1. Calculate the number of half-lives: Total time / Half-life = 15 years / 5 years = 3 half-lives.
2. Write out the decay chain explicitly:
   • After 1 half-life (5 years): 1200 Bq -> 600 Bq
   • After 2 half-lives (10 years): 600 Bq -> 300 Bq
   • After 3 half-lives (15 years): 300 Bq -> 150 Bq
     The final activity is 150 Bq. Showing this sequence is often required for a calculation mark.

Concept 3: Graphical Representation of Decay

OCR frequently tests half-life using decay curves. These graphs plot Activity (y-axis) against Time (x-axis). The curve is always exponential, starting steep and becoming progressively shallower as it approaches zero.

To determine the half-life from a graph, you MUST draw construction lines to receive method marks:

1. Select a convenient starting activity on the y-axis (e.g., 800 Bq).
2. Halve this value (e.g., 400 Bq).
3. Draw a horizontal line from this halved activity value on the y-axis across to the decay curve.
4. Draw a vertical line from the point of intersection on the curve down to the x-axis.
5. Read the time from the x-axis. This time is the half-life.
   For full credit, it is good practice to repeat this process from a second point (e.g., from 400 Bq to 200 Bq) to confirm your value.

Concept 4: Background Radiation

No measurement of radioactivity is complete without considering background radiation. This is the low-level ionising radiation that is always present in our environment from natural and man-made sources (e.g., cosmic rays, rocks, medical procedures). A Geiger-Muller tube will always detect this background count. Therefore, to get an accurate measurement of a source's activity, you must first measure the background count rate separately and then subtract this value from all of your measurements of the source.

Exam Tip: If a question provides a value for background radiation (e.g., 'The background count was 30 counts per minute'), it is a direct instruction to use it. Failure to subtract the background count before plotting a graph or calculating a half-life is a common error that will lose you marks.

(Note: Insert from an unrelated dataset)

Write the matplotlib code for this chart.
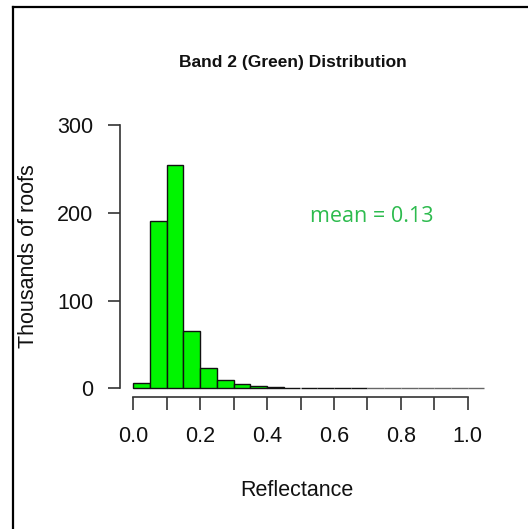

Mathematical/Scientific Relationships

The relationship between the number of half-lives (n), the total time elapsed (t), and the half-life (t_half) is:

n = t / t_half

This formula is not given on the formula sheet and must be understood, although it is more of a logical step than a formula to memorise.

The fraction of the original substance remaining after n half-lives is:

Fraction remaining = (1/2)^n

This is also not on the formula sheet but is a fundamental concept. For GCSE, it is more reliable to write out the halving sequence rather than relying on this formula.

Practical Applications

The choice of a radioactive isotope for a particular job is determined by its half-life and the type of radiation it emits. This is a very common context for AO2 and AO3 evaluation questions.

Medical Tracers (e.g., Technetium-99m): Used to diagnose medical conditions. The isotope is injected into the patient and its movement around the body is tracked using a gamma camera.

• Half-life: Must be short (e.g., 6 hours for Tc-99m). This ensures the patient's exposure to radiation is minimised, as the source decays quickly. However, it must be long enough to allow the scan to be completed.
• Radiation Type: Must be a gamma emitter. Alpha and beta are too ionising and would be absorbed by body tissues, causing damage. Gamma radiation is weakly ionising and can pass out of the body to be detected.

Industrial Thickness Gauging (e.g., Cobalt-60): Used to monitor the thickness of materials like paper or steel sheeting during production. A source is placed on one side and a detector on the other. If the thickness changes, the amount of radiation detected changes, and the machinery can be adjusted.

• Half-life: Must be long (e.g., 5.3 years for Co-60). This avoids the need for frequent replacement, which would be costly and impractical.

Archaeological Dating (e.g., Carbon-14): Used to find the age of once-living materials. Living things absorb carbon, including a tiny proportion of radioactive Carbon-14. When they die, they stop absorbing carbon, and the C-14 decays with a half-life of 5,730 years. By measuring the remaining C-14 activity, scientists can estimate the age of the material.

• Half-life: Must be long enough to be relevant to the age of the artefact. A half-life of a few hours would be useless for dating a 10,000-year-old fossil.